The conference aims to bring researchers and practitioners across languages, levels, and settings to discuss and share research, theory, and best practices and to foster meaningful professional dialogue on issues related to the development and assessment of Intercultural Competence in a foreign or second language.
This conference is organized by the Center for Educational Resources in Culture, Language and Literacy (CERCLL)co-organized by the Confucius Institute of the University of Arizona (CIUA) and Second Language Acquisition and Teaching (SLAT) Program, co-sponsored by the Center for Middle Eastern Studies (CMES), Center for Latin American Studies (CLAS), College of Humanities (COH), College of Social and Behavioral Sciences (SBS) at the University of Arizona; and the Center for Advanced Language Proficiency Education and Research (CALPER) at Pennsylvania State University; Center for Applied Second Language Studies (CASLS) at the University of Oregon; Language Acquisition Resource Center (LARC) at San Diego State University; National Capital Language Resource Center (NCLRC) at George Washington University; National Foreign Language Resource Center (NFLRC) at the University of Hawaii at Manoa; National Heritage Language Resource Center (NHLRC) at the University of California - Los Angeles; National Middle East Language Resource Center (NMELRC) at Brigham Young University.
Call for Papers:
For this conference we are seeking papers that address issues of intercultural competence development and assessment in immersive environments, which include but are not limited to:
- Overseas stays (e.g., study abroad, internship abroad, service learning abroad, etc.)
- Virtual environments (e.g., Web. 2.0 technologies (e.g., blogs and wikis), telecollaborative partnerships, social virtualities (e.g., Second Life), massively multiplayer online games (e.g., World of Warcraft), and synthetic immersive environments (SIEs)
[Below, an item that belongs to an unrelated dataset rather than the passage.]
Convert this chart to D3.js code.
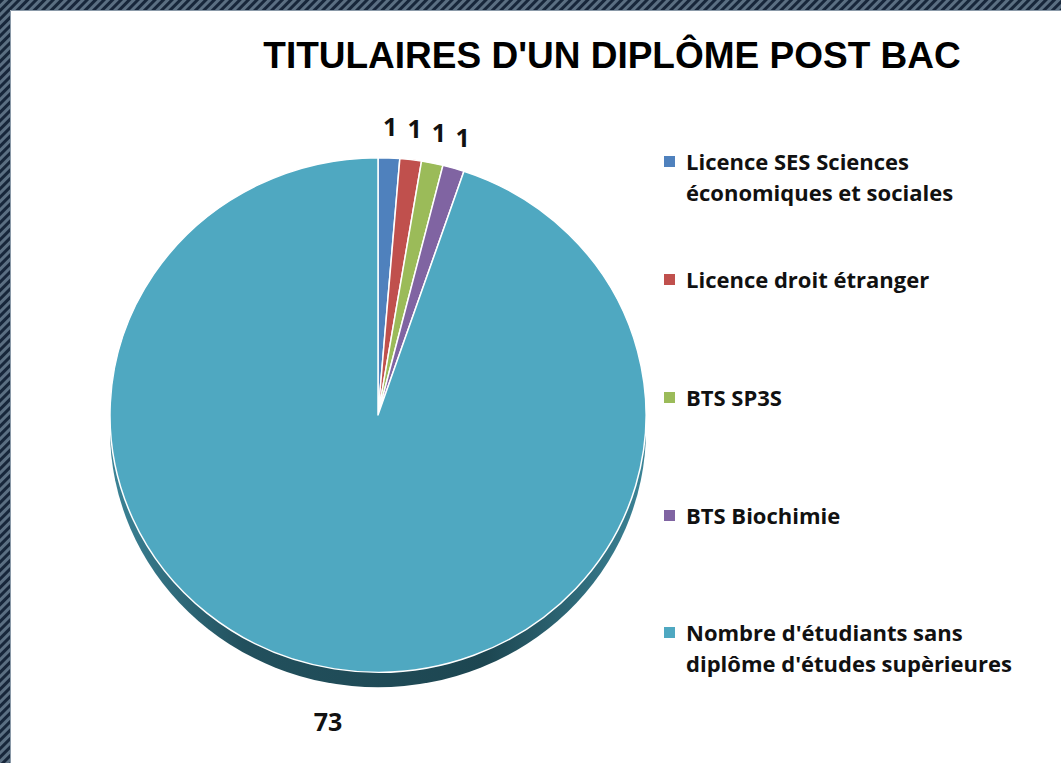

- Immersion education (e.g., one way, two way, developmental bilingual education, heritage language instruction, indigenous immersion, Language Across the Curriculum (LAC), Culture and Language Across the Curriculum (CLAC), content-based language instruction)
Submitting a Proposal:
- Workshop (3 hours [half day] or 6 hours [full day]): Workshops are meant to be interactive and delve into a topic more deeply than a 60-minute paper session allows. Workshop proposals should include an outline of the specific planned activities and a detailed time schedule for each segment of the workshop.
- Paper session (25 minutes per paper): A paper involves a 25-minute presentation on a topic related to one of the three themes. Papers will be grouped thematically when possible. Grouped paper presentation sessions will include four papers followed by 20 minutes of questions and discussion.
Proposal Submission Guidelines:
Restrictions: No more than two proposals per person may be submitted. A presenter can only be a primary presenter on one proposal. Submitting more than two proposals will eliminate all proposals from consideration. Submissions with similar titles and content will also be eliminated from consideration.
- Title: The title of proposed session cannot be more than 10 words in length. Be sure that your title matches the content of the intended presentation.
- Proposal Type: Paper or Workshop-Half Day or Workshop-Full Day.
- Abstract: Abstract for a paper or workshop must not exceed 400 words. The online system will not allow you to continue your submission if the abstract exceeds 400 words.
- Outline (only for workshop proposals): Abstract for a workshop must include an outline of the specific planned activities, and a detailed time schedule for each segment of the workshop.
- Summary: The summary must not exceed 50 words. It needs to be in final, publishable format and error-free. It must clearly align with the content of your abstract. The online system will not allow you to continue your submission if the abstract exceeds 50 words.
Those submitting workshops and papers are asked to consider into which strand your proposal will fit best. Only one strand can be selected:
- Curriculum Development
- Instructional Materials/Textbooks
- Professional Development
- Program Administration
Proposals will be evaluated using the following rubric:
- Scholarly or educational significance: Does this paper address an important issue in the field? Does it offer the promise of new knowledge? Is it likely to stimulate discussion?
- Theoretical orientation:
For research-based papers: Is a theoretical framework evident? Are the hypotheses or research questions significant? Does the author refer appropriately to previous research, theory, or practice?
For theory-based papers (those which propose a new framework or reinterpret earlier studies): Does the discussion appear to be substantive? Thought-provoking? Insightful?
For practice papers: Are the practices innovative and do they build on existing theory?
- Quality of research (if applicable): Is the research design appropriate and adequately outlined? Will the findings be of interest to foreign/second language teachers?
- Quality of practice (if applicable): Is the practice described innovative? Is it of potential interest to other foreign/second language teachers? Does the abstract describe clearly what is involved?
- Quality of presentation: Is the abstract focused? Clearly organized? Well-written?
Online proposal submission: Submissions will start being accepted on March 21st, 2011.
Proposal deadline: 11:59 pm (Pacific Standard Time) on September 6th, 2011.
Confirmation of receipt will be sent via email. Presenters will be notified by email of the program committee's decision by October 17th, 2011.